Back on July 24 of this year, President Trump announced four executive orders taking a variety of approaches to address lowering drug prices. The first three (covered in an earlier PSG position paper by Dave Borden) were made public immediately at the July signing ceremony. The fourth order was signed with the targeted intent that the U.S. would pay no more than what other countries pay for the same drugs. At the time, the President said he would hold the order and gave pharmaceutical manufacturers 30 days to come up with their own plan of lowering drug costs. Not much was released to the public surrounding the discussions, and it appears that there was a break down in communications between the Administration and Pharma. Therefore, President Trump revoked the original fourth order and released an expanded fourth executive order on September 13, 2020, which he described as “the granddaddy of them all.”
The far-reaching executive order expands on the presidential promise to lower drug costs by trying to reduce the prices Medicare pays for prescription drugs by targeting beyond Part B drugs, which are typically administered in doctors’ offices or other health care facilities. This broader reaching order now includes Part D drugs, which are purchased by a Medicare member at retail, mail order, and specialty pharmacies.
What it is: The executive order insists that at a minimum, when the U.S. Federal Government purchases a drug covered by Medicare, it should pay the lowest price the manufacturer charges for that drug to any other developed nation.

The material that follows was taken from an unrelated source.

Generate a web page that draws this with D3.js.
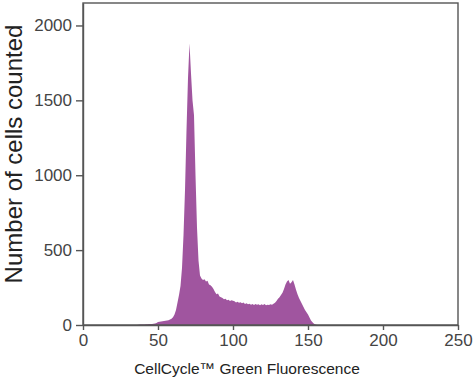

The rationale is that the largest buyers pay the lowest prices, yet this has not been true for prescription drugs. While the U.S. Federal Government is the largest payer for prescription drugs in the world, it pays more than many smaller countries. Other nations typically pay far less for medications, mainly because their governments often determine the cost. Two payment models are outlined in the order, both calling on the “most-favored-nation price.”
The definition of most-favored-nation price is the lowest price a drug manufacturer charges in an Organisation for Economic Co-operation and Development (OECD) member country (see Section 2(b) of the order for more details).
The challenges: This controversial order will launch a process that will take months or longer. Pharmaceutical manufacturers announced as early as Sunday that they would fiercely challenge this executive order in court. Furthermore, some government experts, Republicans, and Democrats question if the White House has the necessary authority to proceed with this order. If the Administration does have the authority to proceed with setting up the payment models listed above, that authority rests firmly on the Administration’s power under the Affordable Care Act, which President Trump is vying to overturn in the Supreme Court.
Our take: High drug prices and wasteful spending on prescription drugs constitute one of the most challenging issues in healthcare. While we applaud the stated intent of this Executive Order, the most significant opportunity for meaningful change in drug pricing remains unchanged – wide-range industry adoption of reliable value-based pricing methodologies where drug prices appropriately align to reflect long-term, improved patient outcomes. Those in the pharmacy industry, including plan sponsors, health plans, pharmacy benefit managers, and other industry experts, cannot take our eyes off the ball. We must focus on creating positive disruption in a misaligned industry and focus on cost-effective, clinically appropriate options for patients, and avoid wasteful drug spend. Doing this requires greater transparency and more control for plan sponsors and payers. True value-based pricing options must be optimized at the time new drugs are priced and launched in the market. It remains to be seen whether the new executive order will provide safeguards to improve transparency and protect patients from unnecessary costs.